ChatGPT is the fastest-growing software application ever, reaching about 100 million users just two months after launching due to its remarkable ability to generate complex, realistic text.
Educators and students quickly uncovered significant concerns about ChatGPT’s place in a learning environment. These include an increased potential for plagiarism and a tendency for the tool to produce incorrect claims that sound true, such as stating the opposite result of what researchers actually published or producing a wrong math solution.
And yet, the promise of ChatGPT-style systems is greater than its current very real drawbacks. This technology has already shown proficiency in difficult tasks such as synthesis across information domains, writing clear prose and even authoring computer code.
ChatGPT can provide rapid and personalized feedback. And the application is easy for most people to use: try it out here.
Technology Already Being Applied
A new Impact Research survey of K-12 schools reveals that 51% of surveyed educators and a third of students already use ChatGPT in the classroom, with an overwhelming majority stating that it has had a positive impact on their teaching and learning.
In the short term, there are many implications for learning with ChatGPT as it exists today. Chris Piech from Stanford is already using the tool to train teachers to interact with the models to practice their pedagogical moves. “ChatGPT is a bad teacher, but a great student,” Piech says.
Rather than having schools ban the technology like New York City recently did, the education community has an opportunity to guide the development of GPT-style systems.
We can both influence its product management (i.e., which people and tasks are these systems built by and for, and how can we ensure inclusivity?) and its technical development. Specifically, the field requires more high-quality education datasets so that GPT-style models can work for students and teachers.
GPT-style systems will continue to deliver subpar results for education-related tasks if they are not trained on education-specific data, such as teacher-student dialogue or feedback on student work. This is because AI systems learn to reproduce patterns in their training data.
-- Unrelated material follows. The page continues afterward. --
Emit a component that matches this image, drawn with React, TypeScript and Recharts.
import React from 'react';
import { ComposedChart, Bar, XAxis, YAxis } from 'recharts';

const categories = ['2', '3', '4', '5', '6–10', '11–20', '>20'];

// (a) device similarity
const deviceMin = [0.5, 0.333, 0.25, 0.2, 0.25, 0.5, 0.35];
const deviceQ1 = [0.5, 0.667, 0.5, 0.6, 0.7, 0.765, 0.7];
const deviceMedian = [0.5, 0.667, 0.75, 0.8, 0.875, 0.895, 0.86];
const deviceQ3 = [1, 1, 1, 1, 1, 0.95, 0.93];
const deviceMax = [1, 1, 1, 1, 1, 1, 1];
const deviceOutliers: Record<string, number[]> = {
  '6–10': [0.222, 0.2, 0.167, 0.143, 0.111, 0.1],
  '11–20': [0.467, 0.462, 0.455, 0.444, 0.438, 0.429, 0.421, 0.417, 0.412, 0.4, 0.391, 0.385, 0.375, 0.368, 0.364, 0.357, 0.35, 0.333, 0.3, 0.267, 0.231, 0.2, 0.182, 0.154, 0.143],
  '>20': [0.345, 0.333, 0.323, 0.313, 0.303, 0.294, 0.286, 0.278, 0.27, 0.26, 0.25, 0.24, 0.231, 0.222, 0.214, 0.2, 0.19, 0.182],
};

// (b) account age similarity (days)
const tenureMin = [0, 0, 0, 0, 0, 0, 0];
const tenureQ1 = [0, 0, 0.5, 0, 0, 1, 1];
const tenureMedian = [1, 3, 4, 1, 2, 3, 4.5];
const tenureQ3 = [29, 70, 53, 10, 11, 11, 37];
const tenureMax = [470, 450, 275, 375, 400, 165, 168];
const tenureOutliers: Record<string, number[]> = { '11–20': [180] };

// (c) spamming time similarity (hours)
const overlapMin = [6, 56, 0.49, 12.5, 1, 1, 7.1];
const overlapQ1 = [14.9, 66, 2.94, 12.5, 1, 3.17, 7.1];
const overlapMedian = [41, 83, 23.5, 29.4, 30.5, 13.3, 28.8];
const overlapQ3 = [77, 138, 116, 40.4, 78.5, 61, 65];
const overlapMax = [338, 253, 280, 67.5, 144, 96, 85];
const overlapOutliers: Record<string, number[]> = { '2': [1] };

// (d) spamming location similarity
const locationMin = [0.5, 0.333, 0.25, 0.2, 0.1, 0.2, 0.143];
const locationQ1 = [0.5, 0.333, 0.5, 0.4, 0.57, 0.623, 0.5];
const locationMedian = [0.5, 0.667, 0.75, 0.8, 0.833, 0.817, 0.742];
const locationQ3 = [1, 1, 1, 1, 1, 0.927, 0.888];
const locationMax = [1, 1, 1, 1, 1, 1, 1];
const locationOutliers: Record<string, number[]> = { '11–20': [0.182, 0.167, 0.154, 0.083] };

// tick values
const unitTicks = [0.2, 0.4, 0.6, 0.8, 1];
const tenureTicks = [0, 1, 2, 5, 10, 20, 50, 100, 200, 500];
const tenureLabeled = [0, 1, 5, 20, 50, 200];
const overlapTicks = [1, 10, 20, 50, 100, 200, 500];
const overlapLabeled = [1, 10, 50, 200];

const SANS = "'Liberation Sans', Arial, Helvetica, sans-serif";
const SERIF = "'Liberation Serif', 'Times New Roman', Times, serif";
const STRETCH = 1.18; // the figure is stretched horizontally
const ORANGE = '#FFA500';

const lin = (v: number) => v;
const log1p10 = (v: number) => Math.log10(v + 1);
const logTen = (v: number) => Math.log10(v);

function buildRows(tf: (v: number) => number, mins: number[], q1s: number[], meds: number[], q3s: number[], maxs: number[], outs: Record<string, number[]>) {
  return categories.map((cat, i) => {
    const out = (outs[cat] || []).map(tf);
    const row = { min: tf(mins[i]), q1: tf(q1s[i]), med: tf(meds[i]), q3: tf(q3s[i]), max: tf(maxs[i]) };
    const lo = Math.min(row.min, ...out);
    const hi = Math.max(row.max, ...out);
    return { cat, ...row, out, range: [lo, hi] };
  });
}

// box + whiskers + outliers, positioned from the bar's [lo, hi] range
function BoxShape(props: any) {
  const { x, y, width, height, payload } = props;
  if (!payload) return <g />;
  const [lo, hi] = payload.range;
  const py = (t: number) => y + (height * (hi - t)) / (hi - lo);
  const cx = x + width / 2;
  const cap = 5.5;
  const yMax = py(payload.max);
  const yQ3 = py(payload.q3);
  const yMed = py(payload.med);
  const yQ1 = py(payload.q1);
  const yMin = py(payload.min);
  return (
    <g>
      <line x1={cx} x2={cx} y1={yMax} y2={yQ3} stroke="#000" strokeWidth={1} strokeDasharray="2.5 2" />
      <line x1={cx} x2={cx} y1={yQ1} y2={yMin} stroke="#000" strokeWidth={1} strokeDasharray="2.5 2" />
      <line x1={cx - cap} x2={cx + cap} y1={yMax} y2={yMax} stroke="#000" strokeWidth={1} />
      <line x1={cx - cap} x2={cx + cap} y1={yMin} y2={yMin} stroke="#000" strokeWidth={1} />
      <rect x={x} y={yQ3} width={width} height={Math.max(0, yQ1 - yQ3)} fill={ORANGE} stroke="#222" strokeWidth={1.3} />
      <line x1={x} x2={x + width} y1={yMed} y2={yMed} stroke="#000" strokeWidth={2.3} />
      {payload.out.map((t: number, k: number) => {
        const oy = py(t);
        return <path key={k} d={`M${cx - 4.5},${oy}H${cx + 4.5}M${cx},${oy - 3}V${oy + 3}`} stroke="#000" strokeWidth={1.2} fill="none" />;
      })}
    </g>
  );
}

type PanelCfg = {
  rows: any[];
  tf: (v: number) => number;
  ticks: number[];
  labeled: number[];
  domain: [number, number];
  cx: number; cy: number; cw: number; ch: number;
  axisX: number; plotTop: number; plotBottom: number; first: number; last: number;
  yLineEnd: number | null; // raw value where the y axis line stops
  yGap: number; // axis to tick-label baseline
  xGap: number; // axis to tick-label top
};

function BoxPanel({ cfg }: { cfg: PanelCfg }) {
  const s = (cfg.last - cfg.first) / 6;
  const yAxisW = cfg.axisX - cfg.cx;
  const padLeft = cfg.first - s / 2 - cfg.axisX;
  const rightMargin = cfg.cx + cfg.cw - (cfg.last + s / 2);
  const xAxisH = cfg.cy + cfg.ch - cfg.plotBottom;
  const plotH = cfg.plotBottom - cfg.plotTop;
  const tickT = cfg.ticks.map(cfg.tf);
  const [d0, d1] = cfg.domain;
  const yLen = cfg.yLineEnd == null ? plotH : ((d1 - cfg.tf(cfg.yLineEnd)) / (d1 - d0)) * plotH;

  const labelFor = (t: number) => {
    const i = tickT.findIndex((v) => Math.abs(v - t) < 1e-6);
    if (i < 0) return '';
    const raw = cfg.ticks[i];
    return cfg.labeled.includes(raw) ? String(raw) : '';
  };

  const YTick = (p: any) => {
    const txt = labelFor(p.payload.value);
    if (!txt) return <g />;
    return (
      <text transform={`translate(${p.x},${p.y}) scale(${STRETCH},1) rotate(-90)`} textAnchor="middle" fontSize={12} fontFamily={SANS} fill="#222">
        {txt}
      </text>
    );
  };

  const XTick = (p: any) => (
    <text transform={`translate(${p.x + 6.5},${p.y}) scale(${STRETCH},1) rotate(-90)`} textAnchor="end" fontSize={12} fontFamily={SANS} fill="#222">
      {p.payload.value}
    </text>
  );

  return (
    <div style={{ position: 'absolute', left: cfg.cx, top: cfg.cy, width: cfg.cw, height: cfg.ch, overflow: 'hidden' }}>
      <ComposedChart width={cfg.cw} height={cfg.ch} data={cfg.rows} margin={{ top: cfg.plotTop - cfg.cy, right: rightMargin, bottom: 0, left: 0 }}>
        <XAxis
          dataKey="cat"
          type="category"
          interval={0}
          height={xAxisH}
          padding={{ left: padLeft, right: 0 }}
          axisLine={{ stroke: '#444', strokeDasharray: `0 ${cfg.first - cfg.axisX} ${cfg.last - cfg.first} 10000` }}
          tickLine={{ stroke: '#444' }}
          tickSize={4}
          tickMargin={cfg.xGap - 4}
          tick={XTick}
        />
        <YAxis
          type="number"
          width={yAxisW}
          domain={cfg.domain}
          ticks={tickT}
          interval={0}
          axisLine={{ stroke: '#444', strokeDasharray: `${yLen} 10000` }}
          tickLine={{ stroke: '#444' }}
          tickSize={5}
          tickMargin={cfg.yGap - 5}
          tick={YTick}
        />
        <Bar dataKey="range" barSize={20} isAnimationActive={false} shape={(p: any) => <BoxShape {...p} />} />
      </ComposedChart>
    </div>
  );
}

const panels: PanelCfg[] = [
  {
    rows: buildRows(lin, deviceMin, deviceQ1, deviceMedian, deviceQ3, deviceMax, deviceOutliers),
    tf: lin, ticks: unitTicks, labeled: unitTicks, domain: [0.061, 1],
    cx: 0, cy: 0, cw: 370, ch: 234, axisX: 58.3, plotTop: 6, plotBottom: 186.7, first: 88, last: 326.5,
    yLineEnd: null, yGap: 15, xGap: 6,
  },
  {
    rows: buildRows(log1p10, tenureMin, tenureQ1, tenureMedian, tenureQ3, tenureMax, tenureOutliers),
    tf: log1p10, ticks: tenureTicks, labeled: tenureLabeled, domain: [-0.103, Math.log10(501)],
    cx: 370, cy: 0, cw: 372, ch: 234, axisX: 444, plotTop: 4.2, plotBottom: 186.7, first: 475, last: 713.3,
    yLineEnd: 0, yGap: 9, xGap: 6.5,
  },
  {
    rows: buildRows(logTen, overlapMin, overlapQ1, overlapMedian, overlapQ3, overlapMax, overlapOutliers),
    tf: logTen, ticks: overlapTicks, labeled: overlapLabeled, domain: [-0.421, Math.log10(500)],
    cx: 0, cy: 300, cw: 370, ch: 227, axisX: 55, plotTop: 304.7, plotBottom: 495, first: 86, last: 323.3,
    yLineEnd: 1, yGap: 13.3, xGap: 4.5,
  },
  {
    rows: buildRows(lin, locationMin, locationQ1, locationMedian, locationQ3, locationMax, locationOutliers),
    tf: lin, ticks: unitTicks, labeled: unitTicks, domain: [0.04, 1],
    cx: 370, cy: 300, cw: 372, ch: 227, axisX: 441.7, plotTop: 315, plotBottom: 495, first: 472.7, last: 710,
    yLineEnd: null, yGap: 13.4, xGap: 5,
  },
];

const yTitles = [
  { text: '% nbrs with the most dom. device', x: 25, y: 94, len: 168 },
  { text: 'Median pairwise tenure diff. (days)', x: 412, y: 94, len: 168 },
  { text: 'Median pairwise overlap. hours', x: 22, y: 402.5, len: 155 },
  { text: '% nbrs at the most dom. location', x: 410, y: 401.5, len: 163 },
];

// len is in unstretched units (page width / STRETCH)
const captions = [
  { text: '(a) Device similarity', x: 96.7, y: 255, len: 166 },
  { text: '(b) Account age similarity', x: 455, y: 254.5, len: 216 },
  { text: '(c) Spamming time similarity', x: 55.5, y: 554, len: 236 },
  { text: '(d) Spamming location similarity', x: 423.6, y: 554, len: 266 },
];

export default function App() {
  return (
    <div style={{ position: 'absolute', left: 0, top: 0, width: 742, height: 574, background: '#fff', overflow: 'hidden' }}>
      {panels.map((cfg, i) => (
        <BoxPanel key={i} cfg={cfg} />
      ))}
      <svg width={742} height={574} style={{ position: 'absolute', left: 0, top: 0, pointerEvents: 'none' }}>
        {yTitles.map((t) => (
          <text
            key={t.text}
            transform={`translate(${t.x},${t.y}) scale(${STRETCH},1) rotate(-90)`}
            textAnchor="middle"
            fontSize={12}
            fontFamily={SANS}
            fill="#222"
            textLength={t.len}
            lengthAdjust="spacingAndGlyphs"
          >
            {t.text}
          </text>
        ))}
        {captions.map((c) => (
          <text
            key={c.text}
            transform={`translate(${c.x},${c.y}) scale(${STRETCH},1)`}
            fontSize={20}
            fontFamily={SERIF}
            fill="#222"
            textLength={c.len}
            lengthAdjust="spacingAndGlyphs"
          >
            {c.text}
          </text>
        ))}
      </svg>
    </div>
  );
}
So for an AI system to perform well on a task, it must have seen similar tasks before.
But education is one of the wonderfully messy parts of humanity’s experience: it represents complex and always-changing information, mediated through a series of teacher-student and peer relationships.
Education is highly contextual: interventions and curricula work differently for different teachers and learners at different times. Data for AI systems should therefore carefully describe real education contexts, actions, and outcomes.
For instance, for a GPT-style system to work well for middle school math education, it needs more exposure to real middle school math curricula and learning objectives, concepts and misconceptions, useful pedagogical strategies and real student outcomes on a variety of important measures.
Supporting ChatGPT with Dataset Generation
To address these needs, the education field should support open-source datasets that are designed for large statistical systems. Not only will domain-specific training data help improve the performance of these models in an educational context, but open-source data will also catalyze research and development efforts for the entire learning science and education field. “Data as a public good” efforts allow everyone to make progress on critical education technology systems, not just the big tech companies.
One recent example is the “Feedback Prize: English Language Learners” project led by expert Scott Crossley. This project curated a dataset of essays written by English language learners and used AI to determine the level of English proficiency in student writing.
The project crowdsourced solutions on Kaggle, a leading data science platform. This example allows AI systems to better understand how school writing differs among students with different language proficiencies: a concept so central that it has its own office in the U.S. Department of Education.
At Schmidt Futures, we’re supporting efforts like high-quality dataset generation to help make breakthrough progress on key challenges such as significantly improving the rate of middle school math learning. This is a fundamental moment for the education community to play a role in guiding AI progress toward the most important needs of teachers and learners.
Just as slide rules became calculators, which became personal computers, which then gave us operating systems and the internet – now foundational to our educational experiences – new computing technologies like AI systems can provide significant educational opportunities. We just need to give them the data to do so.